The embarrassing effort by the New York Daily News to support the abomination near Ground Zero continues. The drivel we noted here yesterday was absurd enough. Today they take the great leap forward and ask why it's so bad to build the Victory Mosque when at the same time nobody much seems to mind that you can buy beer and pizza in the same area and--gasp!--even see strippers and buy porn!
Opponents of a proposed lower Manhattan mosque and community center speak in hushed tones about the sanctity of the "shadow of Ground Zero."

Tell that to the patrons of the Pussycat Lounge, a strip club where a photo of a nearly naked woman marks its location just two blocks from where the World Trade Center stood.

Or the Thunder Lingerie and peep show next door, where the marquee sports an American flag above a window display of sex toys and something called a "power pump."

Many come to the scene of the worst terrorist attack on American soil to pay tribute to pain and unspeakable tragedy. They're welcomed by solemn memorials and a visitors center amid the noise of reconstruction.

If they're so inclined, they can also buy porn, play the ponies and take care of all manner of personal business within steps of the former World Trade Center.
It's funny, but I don't ever recall the Daily News leading a crusade against porn shops and strip joints before or after 9/11, especially considering the neighborhood was littered with them for years. Having attended enough stag parties in my day--including my own--I have some vivid memories.
In a walk of the streets within three blocks of Ground Zero, the Daily News counted 17 pizza shops, 18 bank branches, 11 bars, 10 shoe stores and 17 separate salons where a girl can get her lady parts groomed.
Obviously those businesses are there for a reason: To sell products and services, and apparently they're doing just that since they're still in business.

Building a 13-story mosque to declare victory over America doesn't equate from this vantage point.

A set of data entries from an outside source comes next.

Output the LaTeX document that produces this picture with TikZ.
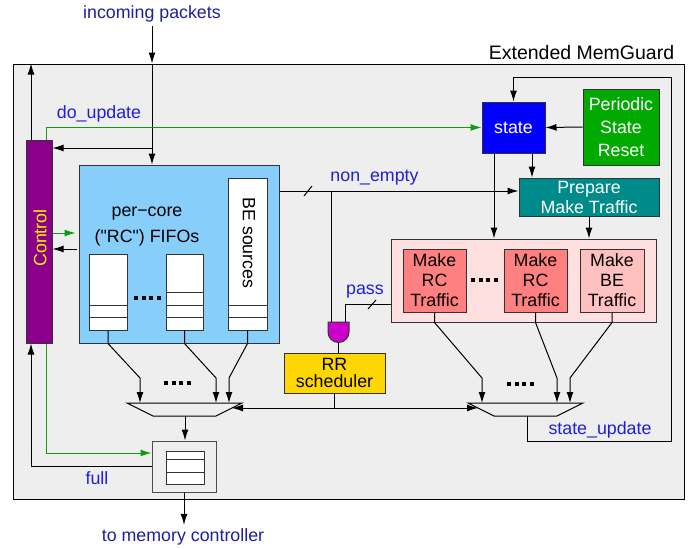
\documentclass[tikz,border=0pt]{standalone}
\usepackage{fontspec}
\setmainfont{Liberation Sans}[Ligatures=TeXOff]
\usetikzlibrary{arrows.meta,calc}

\definecolor{mggray}{HTML}{EEEEEE}
\definecolor{fifoblue}{HTML}{87CEFA}
\definecolor{ctrlpurple}{HTML}{8B008B}
\definecolor{stateblue}{HTML}{0000FF}
\definecolor{resetgreen}{HTML}{00AA00}
\definecolor{prepteal}{HTML}{008B8B}
\definecolor{trafpink}{HTML}{FFE0E0}
\definecolor{rcred}{HTML}{FF8080}
\definecolor{bered}{HTML}{FFC0C0}
\definecolor{gatemag}{HTML}{CC00CC}
\definecolor{rrgold}{HTML}{FFD700}
\definecolor{flowgreen}{HTML}{119911}
\definecolor{notenavy}{HTML}{1E1EA0}
\definecolor{sigblue}{HTML}{1E1EDC}

\begin{document}
\begin{tikzpicture}[x=1pt,y=-1pt,line width=1pt,
  every node/.style={font=\fontsize{17.8}{20}\selectfont},
  box/.style={draw=black!80,inner sep=0pt,align=center},
  arr/.style={-{Latex[length=11pt,width=7pt]}},
  garr/.style={arr,draw=flowgreen},
  note/.style={text=notenavy},
  sig/.style={text=sigblue}]
  \useasboundingbox (0,0) rectangle (699,549);
  % frame
  \node[box,draw=black,fill=mggray,minimum width=671pt,minimum height=435pt] (mg) at (348.5,281.5) {};
  \node[anchor=base east,font=\fontsize{19.5}{22}\selectfont] (mgname) at (678,59) {Extended MemGuard};
  % control
  \node[box,fill=ctrlpurple,minimum width=26pt,minimum height=203pt] (ctrl) at (39,241.5) {};
  \node[rotate=90,text=yellow] (ctrltxt) at (40,238) {Control};
  % per-core fifos
  \node[box,fill=fifoblue,minimum width=200pt,minimum height=178pt] (fifo) at (179,254) {};
  \node[align=center] (fifotxt) at (147,227) {per−core\\[6pt]("RC") FIFOs};
  \node[box,fill=white,minimum width=38pt,minimum height=76pt] (col1) at (108,292) {};
  \node[box,fill=white,minimum width=37pt,minimum height=76pt] (col2) at (184.5,292) {};
  \node[box,fill=white,minimum width=39pt,minimum height=152pt] (becol) at (247.5,254) {};
  \node[rotate=-90] (betxt) at (249,243) {BE sources};
  \foreach \c in {col1,col2,becol}
    \foreach \h in {13,25}
      \draw[black!80] ([yshift=\h pt]\c.south west) -- ([yshift=\h pt]\c.south east);
  \draw[black!80] ([yshift=38pt]col2.south west) -- ([yshift=38pt]col2.south east);
  % state part
  \node[box,fill=stateblue,text=white,minimum width=63pt,minimum height=51pt] (state) at (513.5,127.5) {state};
  \node[box,fill=resetgreen,text=white,minimum width=76pt,minimum height=76pt] (reset) at (621,127) {Periodic\\[3pt]State\\[3pt]Reset};
  \node[box,fill=prepteal,text=white,minimum width=140pt,minimum height=38pt] (prep) at (589,197) {Prepare\\Make Traffic};
  \node[box,fill=trafpink,minimum width=265pt,minimum height=83pt] (pink) at (523.5,280.5) {};
  \node[box,fill=rcred,minimum width=63pt,minimum height=63pt] (rc1) at (434.5,280.5) {Make\\RC\\Traffic};
  \node[box,fill=rcred,minimum width=63pt,minimum height=63pt] (rc2) at (535.5,280.5) {Make\\RC\\Traffic};
  \node[box,fill=bered,minimum width=64pt,minimum height=63pt] (be) at (612,280.5) {Make\\BE\\Traffic};
  % scheduler
  \node[box,fill=rrgold,minimum width=101pt,minimum height=40pt] (rr) at (334.5,373) {RR\\[-3pt]scheduler};
  \draw[fill=gatemag,draw=black!80] (328,322) -- (349,322) -- (349,332) arc (0:180:10.5) -- cycle;
  \coordinate (gin1) at (331,322);
  \coordinate (gin2) at (345,322);
  \coordinate (gout) at (338.5,342.5);
  % muxes
  \draw[fill=mggray] (127,403) -- (242,403) -- (216,416) -- (153,416) -- cycle;
  \draw[fill=mggray] (468,403) -- (583,403) -- (557,416) -- (494,416) -- cycle;
  \coordinate (m1a) at (140,403);
  \coordinate (m1b) at (216,403);
  \coordinate (m1c) at (229,403);
  \coordinate (m2a) at (482,403);
  \coordinate (m2b) at (557,403);
  \coordinate (m2c) at (570,403);
  \coordinate (m1r) at (232,408);
  \coordinate (m2l) at (478,408);
  \coordinate (m1out) at (185,416);
  \coordinate (m2out) at (527,416);
  % output fifo
  \node[box,draw=black!70,fill=mggray,minimum width=64pt,minimum height=51pt] (outfifo) at (184,466.5) {};
  \node[box,fill=white,minimum width=38pt,minimum height=33pt] (outbuf) at (185,467.5) {};
  \foreach \h in {12,25}
    \draw[black!80] ([yshift=\h pt]outbuf.south west) -- ([yshift=\h pt]outbuf.south east);
  % dots
  \foreach \dx/\dy in {134/296,164/381,471/278,507/382}
    \foreach \k in {0,...,3}
      \fill (\dx+\k*7.7,\dy) rectangle +(4,4);
  % labels
  \node[note] (inc) at (152,14) {incoming packets};
  \node[note] (mem) at (183,537) {to memory controller};
  \node[sig] (doupd) at (99,114) {do\_update};
  \node[sig] (netxt) at (374.5,178) {non\_empty};
  \node[sig] (passtxt) at (365,292) {pass};
  \node[sig] (stupd) at (600,430) {state\_update};
  \node[sig] (full) at (97,478) {full};
  % connections
  \coordinate (jin) at (inc |- 0,148);
  \draw[arr] (inc) -- (inc |- mg.north);
  \draw[arr] (inc |- mg.north) -- (inc |- fifo.north);
  \draw[arr] (jin) -- (jin -| ctrl.east);
  \coordinate (ctop1) at ([xshift=-8pt]ctrl.north);
  \coordinate (ctop2) at ([xshift=7pt]ctrl.north);
  \coordinate (cbot1) at ([xshift=-8pt]ctrl.south);
  \coordinate (cbot2) at ([xshift=7pt]ctrl.south);
  \draw[arr] (ctop1) -- (ctop1 |- mg.north);
  \draw[garr] (ctop2) |- (state.west);
  \draw[garr,shorten >=3pt] (ctrl.east |- 0,233) -- (fifo.west |- 0,233);
  \draw[arr,shorten <=2pt] (fifo.west |- 0,249) -- (ctrl.east |- 0,249);
  \draw[arr] (outfifo.west) -| (cbot1);
  \draw[garr] (cbot2) |- (outfifo.west |- 0,453);
  % non_empty and pass
  \coordinate (ne) at (331,191);
  \draw[arr] (fifo.east |- ne) -- (prep.west |- ne);
  \draw (304,196) -- (312,186);
  \draw (ne) -- (gin1);
  \draw (pink.west |- 0,304) -| (gin2);
  \draw (368,309) -- (376,300);
  \draw (gout) -- (gout |- rr.north);
  \coordinate (jrr) at (rr.south |- 0,408);
  \draw (rr.south) -- (jrr);
  \draw[arr] (jrr) -- (m1r);
  \draw[arr] (jrr) -- (m2l);
  % state
  \draw[arr] (reset.west) -- (state.east);
  \coordinate (st1) at ([xshift=-19.5pt]state.south);
  \coordinate (st2) at ([xshift=18.5pt]state.south);
  \draw[arr] (st1) -- (st1 |- pink.north);
  \draw[arr] (st2) -- (st2 |- prep.north);
  \draw[arr] (prep.south) -- (prep.south |- pink.north);
  \draw[arr] (m2out) |- (671,441) |- (state.north |- 0,77) -- (state.north);
  % sources to muxes
  \foreach \src/\encl/\dst in {col1/fifo/m1a,col2/fifo/m1b,becol/fifo/m1c,rc1/pink/m2a,rc2/pink/m2b,be/pink/m2c}
    \draw[arr] (\src.south) -- (\src.south |- \encl.south) -- ([yshift=25pt]\dst) -- (\dst);
  \draw[arr] (m1out) -- (m1out |- outfifo.north);
  \draw[arr] (outfifo.south) -- (outfifo.south |- mem.north);
\end{tikzpicture}
\end{document}
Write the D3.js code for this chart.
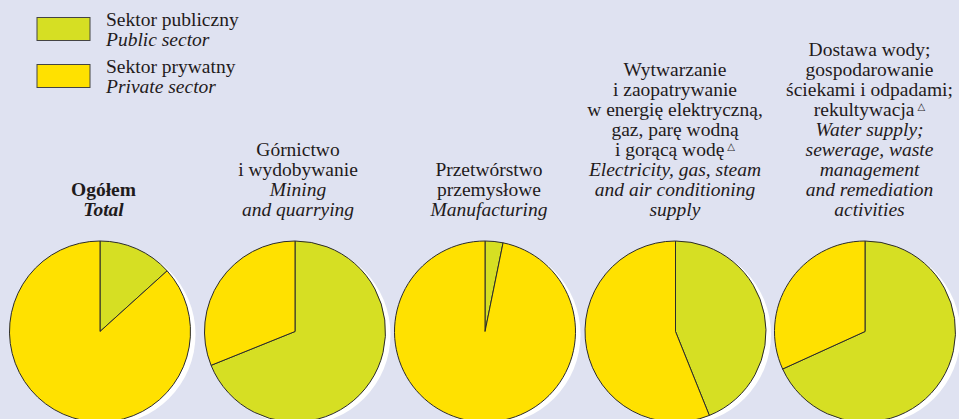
<!DOCTYPE html>
<html>
<head>
<meta charset="utf-8">
<script src="https://cdn.jsdelivr.net/npm/d3@7"></script>
<style>
  body { margin: 0; background: #dfe2f1; }
  text { font-family: "Liberation Serif", "Times New Roman", serif; fill: #1f1b1c; }
</style>
</head>
<body>
<div id="chart"></div>
<script>
// sections (Polish / English title lines)
let sections = ['total', 'mining', 'manufacturing', 'energy', 'water']
let titlesPl = [
  ['Ogółem'],
  ['Górnictwo', 'i wydobywanie'],
  ['Przetwórstwo', 'przemysłowe'],
  ['Wytwarzanie', 'i zaopatrywanie', 'w energię elektryczną,', 'gaz, parę wodną', 'i gorącą wodę△'],
  ['Dostawa wody;', 'gospodarowanie', 'ściekami i odpadami;', 'rekultywacja△']
]
let titlesEn = [
  ['Total'],
  ['Mining', 'and quarrying'],
  ['Manufacturing'],
  ['Electricity, gas, steam', 'and air conditioning', 'supply'],
  ['Water supply;', 'sewerage, waste', 'management', 'and remediation', 'activities']
]

// shares in %
let publicShare = [13.3, 68.9, 3.2, 43.9, 68.2]
let privateShare = [86.7, 31.1, 96.8, 56.1, 31.8]

let legendPl = ['Sektor publiczny', 'Sektor prywatny']
let legendEn = ['Public sector', 'Private sector']

let width = 959
let height = 419
let radius = 90.5
let cy = 331.5
let lineHeight = 20
let lastBaseline = 215.5

let svg = d3.select('#chart')
  .append('svg')
  .attr('width', width)
  .attr('height', height)

svg.append('rect')
  .attr('width', width)
  .attr('height', height)
  .attr('fill', '#dfe2f1')

let xScale = d3.scaleOrdinal()
  .domain(sections)
  .range([100, 295, 485, 675.5, 865])

let titleScale = d3.scaleOrdinal()
  .domain(sections)
  .range([103.5, 298, 489, 675, 869.5])

let colorScale = d3.scaleOrdinal()
  .domain(['public', 'private'])
  .range(['#d6df23', '#ffe100'])

let pie = d3.pie().sort(null).value(d => d.value)
let arc = d3.arc().innerRadius(0).outerRadius(radius)

sections.forEach((s, i) => {
  let g = svg.append('g')
    .attr('transform', 'translate(' + xScale(s) + ',' + cy + ')')

  // white shadow
  g.append('circle')
    .attr('cx', 5)
    .attr('cy', 3)
    .attr('r', radius)
    .attr('fill', '#fff')

  let slices = [
    { key: 'public', value: publicShare[i] },
    { key: 'private', value: privateShare[i] }
  ]

  g.selectAll('path')
    .data(pie(slices))
    .enter()
    .append('path')
    .attr('d', arc)
    .attr('fill', d => colorScale(d.data.key))
    .attr('stroke', '#2b2b2b')
    .attr('stroke-width', 1)
    .attr('stroke-linejoin', 'round')

  // titles, bottom-aligned
  let lines = titlesPl[i].map(t => ({ t, italic: false }))
    .concat(titlesEn[i].map(t => ({ t, italic: true })))
  let first = lastBaseline - (lines.length - 1) * lineHeight

  let text = svg.append('text')
    .attr('text-anchor', 'middle')
    .style('font-size', '19.5px')
    .style('font-weight', i === 0 ? 'bold' : 'normal')

  lines.forEach((l, j) => {
    let tspan = text.append('tspan')
      .attr('x', titleScale(s))
      .attr('y', first + j * lineHeight)
      .style('font-style', l.italic ? 'italic' : 'normal')
    if (l.t.endsWith('△')) {
      tspan.append('tspan').text(l.t.slice(0, -1))
      tspan.append('tspan')
        .attr('dy', -6)
        .attr('dx', 3)
        .style('font-size', '10px')
        .style('font-family', 'DejaVu Sans')
        .text('△')
    } else {
      tspan.text(l.t)
    }
  })
})

// legend
let legend = svg.append('g')
legend.selectAll('rect')
  .data(['public', 'private'])
  .enter()
  .append('rect')
  .attr('x', 37)
  .attr('y', (d, i) => 17.5 + i * 47)
  .attr('width', 53)
  .attr('height', 23)
  .attr('fill', d => colorScale(d))
  .attr('stroke', '#444')
  .attr('stroke-width', 1)

legendPl.forEach((t, i) => {
  legend.append('text')
    .attr('x', 106)
    .attr('y', 26 + i * 47)
    .style('font-size', '19.5px')
    .text(t)
  legend.append('text')
    .attr('x', 106)
    .attr('y', 45.5 + i * 47)
    .style('font-size', '19.5px')
    .style('font-style', 'italic')
    .text(legendEn[i])
})
</script>
</body>
</html>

Rush Limbaugh made an excellent point today. He noted correctly the same people who support this outrage are also the people who would be up in arms if Wal-Mart announced plans to build a store in Manhattan, where currently zero Wal-Marts exist.
There are at least 10 churches in lower Manhattan south of Canal St., three synagogues, one Buddhist community center and a Hare Krishna facility. There's also a Muslim prayerhouse that, on its website, denies any connection to "any other organization trying to build anything new in the area of downtown Manhattan."
You know it's not a good idea if the other mosque in town wants no part of this.
It may be sacred ground, but the streets surrounding Ground Zero are also a place where New Yorkers work, eat and buy shampoo.
Whoa! They can buy shampoo in Lower Manhattan now? I was wondering why all those strippers and pizzamen had such lush, shiny hair.
It's one thing to see liquor stores in a neighborhood trying to return to normalcy - there are at least three - but critics say it's entirely another to talk about a mega-mosque.

"A 13-story, $100 million structure stands out as something that can be opposed," said Rep. Pete King (R-L.I.).

He says the mosque planners should sit down with the families of 9/11 victims to find a more appropriate location and suggested that conversation could kick-start a larger discussion about what belongs in the area and what doesn't.

King says zoning laws could be used to clean up lower Manhattan the way they were once used to attack smut in Times Square.

"There are limits to what you can be opposing just as a practical matter," King said, but he added, "Tomorrow, if some guy were to build some eight-story strip club a block away, we would do what we'd have to do."
I know what I'd do. Make plans to visit the eight-story strip emporium.